Sepandangan, Roy N Mandey Pertama, Roy N Mandey, Ketua Asosiasi Pengusaha Ritel Indonesia (APRINDO) memaparkan ada beberapa peluang yang bisa menjadi pendorong pertumbuhan revenue jika retailer menggunakan digital payments. Pertama, membuka cross-border sales yang tinggi.
Kedua, membuka konversi yang tinggi. Ketiga, kemudahan user atau customer untuk membeli secara kontekstual, “Keempat, sistem pembayaran tertaut (linking payments) mendorong kekuatan belanja customer, semakin besar nilai belanjanya. Kelima, meningkatkan belanja dan loyalitas pelanggan.

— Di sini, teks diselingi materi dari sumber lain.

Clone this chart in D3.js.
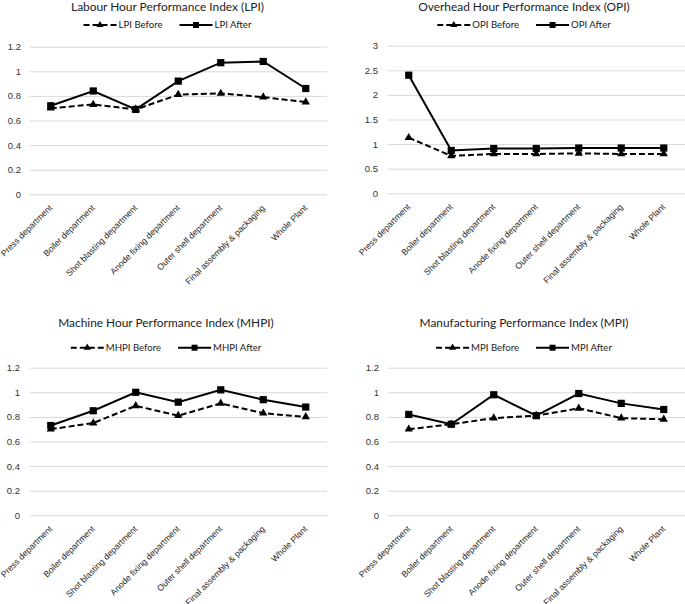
<!DOCTYPE html>
<html><head><meta charset="utf-8">
<script src="https://cdn.jsdelivr.net/npm/d3@7"></script>
<style>
body{margin:0;background:#fff;}
svg{display:block;font-family:Lato,"Open Sans",sans-serif;}
</style></head>
<body><svg id="c" width="685" height="604"></svg>
<script>
const categories = ["Press department","Boiler department","Shot blasting department","Anode fixing department","Outer shell department","Final assembly & packaging","Whole Plant"];

const lpiBefore  = [0.70, 0.73, 0.69, 0.81, 0.82, 0.79, 0.75];
const lpiAfter   = [0.72, 0.84, 0.69, 0.92, 1.07, 1.08, 0.86];
const opiBefore  = [1.13, 0.76, 0.80, 0.80, 0.81, 0.80, 0.80];
const opiAfter   = [2.40, 0.87, 0.91, 0.91, 0.92, 0.92, 0.92];
const mhpiBefore = [0.70, 0.75, 0.89, 0.81, 0.91, 0.83, 0.80];
const mhpiAfter  = [0.73, 0.85, 1.00, 0.92, 1.02, 0.94, 0.88];
const mpiBefore  = [0.70, 0.74, 0.79, 0.81, 0.87, 0.79, 0.78];
const mpiAfter   = [0.82, 0.74, 0.98, 0.81, 0.99, 0.91, 0.86];

const ticksSmall = [0, 0.2, 0.4, 0.6, 0.8, 1, 1.2];
const ticksOPI   = [0, 0.5, 1, 1.5, 2, 2.5, 3];

const panels = [
  {title:"Labour Hour Performance Index (LPI)", key:"LPI", before:lpiBefore, after:lpiAfter, ticks:ticksSmall, max:1.2,
   x0:29.5, x1:327, yTop:46.7, yBot:194.3, titleX:167.5, titleY:11, legY:25, labX:21},
  {title:"Overhead Hour Performance Index (OPI)", key:"OPI", before:opiBefore, after:opiAfter, ticks:ticksOPI, max:3,
   x0:387.5, x1:685, yTop:45.7, yBot:193.3, titleX:524, titleY:11, legY:25, labX:378},
  {title:"Machine Hour Performance Index (MHPI)", key:"MHPI", before:mhpiBefore, after:mhpiAfter, ticks:ticksSmall, max:1.2,
   x0:29.5, x1:327, yTop:367.7, yBot:515.3, titleX:166, titleY:327, legY:347.7, labX:20},
  {title:"Manufacturing Performance Index (MPI)", key:"MPI", before:mpiBefore, after:mpiAfter, ticks:ticksSmall, max:1.2,
   x0:387.5, x1:685, yTop:367.7, yBot:515.3, titleX:524, titleY:327, legY:347.7, labX:379}
];

const svg = d3.select("#c");
const tri = d3.symbol().type(d3.symbolTriangle).size(30);
const sq = d3.symbol().type(d3.symbolSquare).size(52);
const triL = d3.symbol().type(d3.symbolTriangle).size(22);
const sqL = d3.symbol().type(d3.symbolSquare).size(36);

panels.forEach(p => {
  const g = svg.append("g");
  const x = d3.scaleBand().domain(categories).range([p.x0, p.x1]);
  const cx = c => x(c) + x.bandwidth()/2;
  const y = d3.scaleLinear().domain([0, p.max]).range([p.yBot, p.yTop]);

  // grid + y labels
  const ya = g.append("g").attr("transform", `translate(${p.x0},0)`)
    .call(d3.axisLeft(y).tickValues(p.ticks).tickSize(-(p.x1 - p.x0)).tickPadding(p.x0 - p.labX).tickFormat(d3.format("")));
  ya.select(".domain").remove();
  ya.selectAll(".tick line").attr("stroke", "#d9d9d9").attr("stroke-width", 1);
  ya.selectAll(".tick text").attr("fill", "#333").style("font-size", "9.5px");

  // x labels
  const xa = g.append("g").attr("transform", `translate(0,${p.yBot})`)
    .call(d3.axisBottom(x).tickSize(0));
  xa.select(".domain").remove();
  xa.selectAll(".tick text")
    .attr("fill", "#262626").style("font-size", "8.7px")
    .attr("text-anchor", "end")
    .attr("x", 0).attr("y", 0).attr("dy", "0.35em")
    .attr("transform", "translate(0,12) rotate(-45)");

  const line = d3.line().x((d,i) => cx(categories[i])).y(d => y(d));

  g.append("path").datum(p.before).attr("d", line).attr("fill", "none")
    .attr("stroke", "#000").attr("stroke-width", 2).attr("stroke-dasharray", "6,3");
  g.append("path").datum(p.after).attr("d", line).attr("fill", "none")
    .attr("stroke", "#000").attr("stroke-width", 2);

  g.selectAll(".tri").data(p.before).join("path")
    .attr("d", tri).attr("fill", "#000")
    .attr("transform", (d,i) => `translate(${cx(categories[i])},${y(d)})`);
  g.selectAll(".sq").data(p.after).join("path")
    .attr("d", sq).attr("fill", "#000")
    .attr("transform", (d,i) => `translate(${cx(categories[i])},${y(d)})`);

  // title
  g.append("text").attr("x", p.titleX).attr("y", p.titleY).attr("text-anchor", "middle")
    .attr("fill", "#222").style("font-size", "11.9px").text(p.title);

  // legend
  const labB = p.key + " Before", labA = p.key + " After";
  const lg = g.append("g");
  const tB = lg.append("text").style("font-size", "9.6px").text(labB);
  const tA = lg.append("text").style("font-size", "9.6px").text(labA);
  const wB = tB.node().getComputedTextLength(), wA = tA.node().getComputedTextLength();
  const lineW = 33, gap = 2, sep = 17;
  const total = lineW + gap + wB + sep + lineW + gap + wA;
  let sx = p.titleX - total/2;
  const ly = p.legY;
  lg.append("line").attr("x1", sx).attr("x2", sx+lineW).attr("y1", ly).attr("y2", ly)
    .attr("stroke", "#000").attr("stroke-width", 2).attr("stroke-dasharray", "6,3");
  lg.append("path").attr("d", triL).attr("transform", `translate(${sx+lineW/2},${ly})`);
  tB.attr("x", sx+lineW+gap).attr("y", ly+3.4).attr("fill", "#222");
  sx += lineW + gap + wB + sep;
  lg.append("line").attr("x1", sx).attr("x2", sx+lineW).attr("y1", ly).attr("y2", ly)
    .attr("stroke", "#000").attr("stroke-width", 2);
  lg.append("path").attr("d", sqL).attr("transform", `translate(${sx+lineW/2},${ly})`);
  tA.attr("x", sx+lineW+gap).attr("y", ly+3.4).attr("fill", "#222");
});
</script></body></html>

Nor Meydia, Head of Business Development Xendit, menekankan pentingnya pembayaran digital untuk bisnis. Untuk perusahaan B2C, ini akan membawa bisnis memasuki pasar yang berisi pelanggan yang digital literasinya sudah sangat baik. Mereka adalah kelompok usia 25-34 tahun yang menyumbang lebih dari 50% belanja online. “Daya beli kelompok ini akan meningkat dalam dekade berikut,” pungkasnya.